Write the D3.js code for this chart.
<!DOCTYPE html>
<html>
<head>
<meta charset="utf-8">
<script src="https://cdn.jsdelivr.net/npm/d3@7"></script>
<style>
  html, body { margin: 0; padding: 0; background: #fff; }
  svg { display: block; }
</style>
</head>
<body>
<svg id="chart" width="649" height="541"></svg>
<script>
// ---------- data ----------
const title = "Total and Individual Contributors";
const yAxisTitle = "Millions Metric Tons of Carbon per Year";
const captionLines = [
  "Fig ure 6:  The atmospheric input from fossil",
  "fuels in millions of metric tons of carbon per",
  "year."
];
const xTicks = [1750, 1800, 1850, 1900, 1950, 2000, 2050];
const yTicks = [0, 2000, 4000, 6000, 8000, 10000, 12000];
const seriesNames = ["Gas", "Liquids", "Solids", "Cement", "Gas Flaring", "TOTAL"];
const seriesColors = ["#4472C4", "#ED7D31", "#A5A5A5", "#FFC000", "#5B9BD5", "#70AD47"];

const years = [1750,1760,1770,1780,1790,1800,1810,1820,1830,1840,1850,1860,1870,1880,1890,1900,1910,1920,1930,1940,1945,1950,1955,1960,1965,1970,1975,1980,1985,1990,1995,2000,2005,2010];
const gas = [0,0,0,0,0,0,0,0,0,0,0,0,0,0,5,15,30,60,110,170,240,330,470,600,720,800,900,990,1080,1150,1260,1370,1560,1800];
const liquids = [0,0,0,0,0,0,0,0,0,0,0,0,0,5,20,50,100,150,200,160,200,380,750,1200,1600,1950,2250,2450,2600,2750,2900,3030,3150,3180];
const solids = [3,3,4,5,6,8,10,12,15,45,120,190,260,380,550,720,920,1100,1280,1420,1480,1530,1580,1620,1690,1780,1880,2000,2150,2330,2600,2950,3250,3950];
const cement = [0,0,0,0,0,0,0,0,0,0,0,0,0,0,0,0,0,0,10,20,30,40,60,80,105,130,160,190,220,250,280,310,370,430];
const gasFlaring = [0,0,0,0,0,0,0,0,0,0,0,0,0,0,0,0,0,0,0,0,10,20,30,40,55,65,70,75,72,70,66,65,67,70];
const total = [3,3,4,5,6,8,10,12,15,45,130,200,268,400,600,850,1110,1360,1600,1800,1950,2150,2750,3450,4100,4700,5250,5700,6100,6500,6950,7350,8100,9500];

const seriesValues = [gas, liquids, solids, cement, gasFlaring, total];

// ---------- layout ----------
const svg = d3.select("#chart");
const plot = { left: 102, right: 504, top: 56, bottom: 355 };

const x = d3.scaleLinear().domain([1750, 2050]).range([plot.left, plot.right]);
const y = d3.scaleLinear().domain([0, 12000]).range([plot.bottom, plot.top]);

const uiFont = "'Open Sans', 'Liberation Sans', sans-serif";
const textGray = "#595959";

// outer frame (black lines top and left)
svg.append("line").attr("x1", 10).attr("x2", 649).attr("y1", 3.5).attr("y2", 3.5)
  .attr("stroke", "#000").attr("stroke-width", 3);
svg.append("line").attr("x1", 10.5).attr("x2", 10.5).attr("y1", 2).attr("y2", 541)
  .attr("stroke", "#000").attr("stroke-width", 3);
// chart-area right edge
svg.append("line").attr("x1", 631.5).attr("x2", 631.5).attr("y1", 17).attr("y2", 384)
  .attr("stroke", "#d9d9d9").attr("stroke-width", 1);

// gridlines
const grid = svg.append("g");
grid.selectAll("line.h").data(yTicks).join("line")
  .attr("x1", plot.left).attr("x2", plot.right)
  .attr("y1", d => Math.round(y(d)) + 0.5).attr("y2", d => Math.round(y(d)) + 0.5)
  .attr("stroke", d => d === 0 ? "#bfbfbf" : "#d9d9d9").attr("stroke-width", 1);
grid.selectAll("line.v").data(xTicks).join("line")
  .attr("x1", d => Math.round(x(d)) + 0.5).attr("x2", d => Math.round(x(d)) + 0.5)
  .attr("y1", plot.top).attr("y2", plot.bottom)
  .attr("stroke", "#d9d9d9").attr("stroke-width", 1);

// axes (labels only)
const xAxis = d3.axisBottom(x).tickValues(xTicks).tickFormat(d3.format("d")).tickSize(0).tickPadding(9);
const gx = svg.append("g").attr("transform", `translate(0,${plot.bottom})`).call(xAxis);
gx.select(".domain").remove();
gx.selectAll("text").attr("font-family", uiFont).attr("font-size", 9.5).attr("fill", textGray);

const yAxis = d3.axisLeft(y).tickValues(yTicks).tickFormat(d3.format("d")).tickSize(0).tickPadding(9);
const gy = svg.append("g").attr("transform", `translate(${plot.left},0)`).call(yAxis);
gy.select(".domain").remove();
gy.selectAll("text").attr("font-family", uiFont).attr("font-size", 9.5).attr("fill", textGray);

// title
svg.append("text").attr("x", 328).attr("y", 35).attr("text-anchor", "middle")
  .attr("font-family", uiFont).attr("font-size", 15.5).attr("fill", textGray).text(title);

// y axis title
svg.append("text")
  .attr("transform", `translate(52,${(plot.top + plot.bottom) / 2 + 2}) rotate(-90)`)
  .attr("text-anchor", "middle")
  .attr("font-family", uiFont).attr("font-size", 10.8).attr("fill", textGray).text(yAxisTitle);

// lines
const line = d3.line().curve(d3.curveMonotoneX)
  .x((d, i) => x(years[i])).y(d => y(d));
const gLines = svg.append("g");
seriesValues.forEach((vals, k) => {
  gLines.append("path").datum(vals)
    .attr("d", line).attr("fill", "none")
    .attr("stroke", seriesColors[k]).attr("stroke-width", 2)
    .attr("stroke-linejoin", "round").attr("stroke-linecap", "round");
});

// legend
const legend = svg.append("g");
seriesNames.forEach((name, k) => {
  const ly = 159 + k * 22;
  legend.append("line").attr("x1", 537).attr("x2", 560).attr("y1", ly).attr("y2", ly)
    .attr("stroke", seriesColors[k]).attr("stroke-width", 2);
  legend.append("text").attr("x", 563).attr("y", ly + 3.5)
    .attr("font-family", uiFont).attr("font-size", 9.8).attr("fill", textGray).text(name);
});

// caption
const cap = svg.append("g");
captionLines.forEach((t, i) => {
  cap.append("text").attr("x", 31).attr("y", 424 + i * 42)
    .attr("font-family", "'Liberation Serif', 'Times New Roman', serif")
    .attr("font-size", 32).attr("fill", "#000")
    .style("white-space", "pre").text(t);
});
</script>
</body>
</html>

----

## Exercise
Make an exact copy of the material above.

## Exercise answer
Write the D3.js code for this chart.
<!DOCTYPE html>
<html>
<head>
<meta charset="utf-8">
<script src="https://cdn.jsdelivr.net/npm/d3@7"></script>
<style>
  html, body { margin: 0; padding: 0; background: #fff; }
  svg { display: block; }
</style>
</head>
<body>
<svg id="chart" width="649" height="541"></svg>
<script>
// ---------- data ----------
const title = "Total and Individual Contributors";
const yAxisTitle = "Millions Metric Tons of Carbon per Year";
const captionLines = [
  "Fig ure 6:  The atmospheric input from fossil",
  "fuels in millions of metric tons of carbon per",
  "year."
];
const xTicks = [1750, 1800, 1850, 1900, 1950, 2000, 2050];
const yTicks = [0, 2000, 4000, 6000, 8000, 10000, 12000];
const seriesNames = ["Gas", "Liquids", "Solids", "Cement", "Gas Flaring", "TOTAL"];
const seriesColors = ["#4472C4", "#ED7D31", "#A5A5A5", "#FFC000", "#5B9BD5", "#70AD47"];

const years = [1750,1760,1770,1780,1790,1800,1810,1820,1830,1840,1850,1860,1870,1880,1890,1900,1910,1920,1930,1940,1945,1950,1955,1960,1965,1970,1975,1980,1985,1990,1995,2000,2005,2010];
const gas = [0,0,0,0,0,0,0,0,0,0,0,0,0,0,5,15,30,60,110,170,240,330,470,600,720,800,900,990,1080,1150,1260,1370,1560,1800];
const liquids = [0,0,0,0,0,0,0,0,0,0,0,0,0,5,20,50,100,150,200,160,200,380,750,1200,1600,1950,2250,2450,2600,2750,2900,3030,3150,3180];
const solids = [3,3,4,5,6,8,10,12,15,45,120,190,260,380,550,720,920,1100,1280,1420,1480,1530,1580,1620,1690,1780,1880,2000,2150,2330,2600,2950,3250,3950];
const cement = [0,0,0,0,0,0,0,0,0,0,0,0,0,0,0,0,0,0,10,20,30,40,60,80,105,130,160,190,220,250,280,310,370,430];
const gasFlaring = [0,0,0,0,0,0,0,0,0,0,0,0,0,0,0,0,0,0,0,0,10,20,30,40,55,65,70,75,72,70,66,65,67,70];
const total = [3,3,4,5,6,8,10,12,15,45,130,200,268,400,600,850,1110,1360,1600,1800,1950,2150,2750,3450,4100,4700,5250,5700,6100,6500,6950,7350,8100,9500];

const seriesValues = [gas, liquids, solids, cement, gasFlaring, total];

// ---------- layout ----------
const svg = d3.select("#chart");
const plot = { left: 102, right: 504, top: 56, bottom: 355 };

const x = d3.scaleLinear().domain([1750, 2050]).range([plot.left, plot.right]);
const y = d3.scaleLinear().domain([0, 12000]).range([plot.bottom, plot.top]);

const uiFont = "'Open Sans', 'Liberation Sans', sans-serif";
const textGray = "#595959";

// outer frame (black lines top and left)
svg.append("line").attr("x1", 10).attr("x2", 649).attr("y1", 3.5).attr("y2", 3.5)
  .attr("stroke", "#000").attr("stroke-width", 3);
svg.append("line").attr("x1", 10.5).attr("x2", 10.5).attr("y1", 2).attr("y2", 541)
  .attr("stroke", "#000").attr("stroke-width", 3);
// chart-area right edge
svg.append("line").attr("x1", 631.5).attr("x2", 631.5).attr("y1", 17).attr("y2", 384)
  .attr("stroke", "#d9d9d9").attr("stroke-width", 1);

// gridlines
const grid = svg.append("g");
grid.selectAll("line.h").data(yTicks).join("line")
  .attr("x1", plot.left).attr("x2", plot.right)
  .attr("y1", d => Math.round(y(d)) + 0.5).attr("y2", d => Math.round(y(d)) + 0.5)
  .attr("stroke", d => d === 0 ? "#bfbfbf" : "#d9d9d9").attr("stroke-width", 1);
grid.selectAll("line.v").data(xTicks).join("line")
  .attr("x1", d => Math.round(x(d)) + 0.5).attr("x2", d => Math.round(x(d)) + 0.5)
  .attr("y1", plot.top).attr("y2", plot.bottom)
  .attr("stroke", "#d9d9d9").attr("stroke-width", 1);

// axes (labels only)
const xAxis = d3.axisBottom(x).tickValues(xTicks).tickFormat(d3.format("d")).tickSize(0).tickPadding(9);
const gx = svg.append("g").attr("transform", `translate(0,${plot.bottom})`).call(xAxis);
gx.select(".domain").remove();
gx.selectAll("text").attr("font-family", uiFont).attr("font-size", 9.5).attr("fill", textGray);

const yAxis = d3.axisLeft(y).tickValues(yTicks).tickFormat(d3.format("d")).tickSize(0).tickPadding(9);
const gy = svg.append("g").attr("transform", `translate(${plot.left},0)`).call(yAxis);
gy.select(".domain").remove();
gy.selectAll("text").attr("font-family", uiFont).attr("font-size", 9.5).attr("fill", textGray);

// title
svg.append("text").attr("x", 328).attr("y", 35).attr("text-anchor", "middle")
  .attr("font-family", uiFont).attr("font-size", 15.5).attr("fill", textGray).text(title);

// y axis title
svg.append("text")
  .attr("transform", `translate(52,${(plot.top + plot.bottom) / 2 + 2}) rotate(-90)`)
  .attr("text-anchor", "middle")
  .attr("font-family", uiFont).attr("font-size", 10.8).attr("fill", textGray).text(yAxisTitle);

// lines
const line = d3.line().curve(d3.curveMonotoneX)
  .x((d, i) => x(years[i])).y(d => y(d));
const gLines = svg.append("g");
seriesValues.forEach((vals, k) => {
  gLines.append("path").datum(vals)
    .attr("d", line).attr("fill", "none")
    .attr("stroke", seriesColors[k]).attr("stroke-width", 2)
    .attr("stroke-linejoin", "round").attr("stroke-linecap", "round");
});

// legend
const legend = svg.append("g");
seriesNames.forEach((name, k) => {
  const ly = 159 + k * 22;
  legend.append("line").attr("x1", 537).attr("x2", 560).attr("y1", ly).attr("y2", ly)
    .attr("stroke", seriesColors[k]).attr("stroke-width", 2);
  legend.append("text").attr("x", 563).attr("y", ly + 3.5)
    .attr("font-family", uiFont).attr("font-size", 9.8).attr("fill", textGray).text(name);
});

// caption
const cap = svg.append("g");
captionLines.forEach((t, i) => {
  cap.append("text").attr("x", 31).attr("y", 424 + i * 42)
    .attr("font-family", "'Liberation Serif', 'Times New Roman', serif")
    .attr("font-size", 32).attr("fill", "#000")
    .style("white-space", "pre").text(t);
});
</script>
</body>
</html>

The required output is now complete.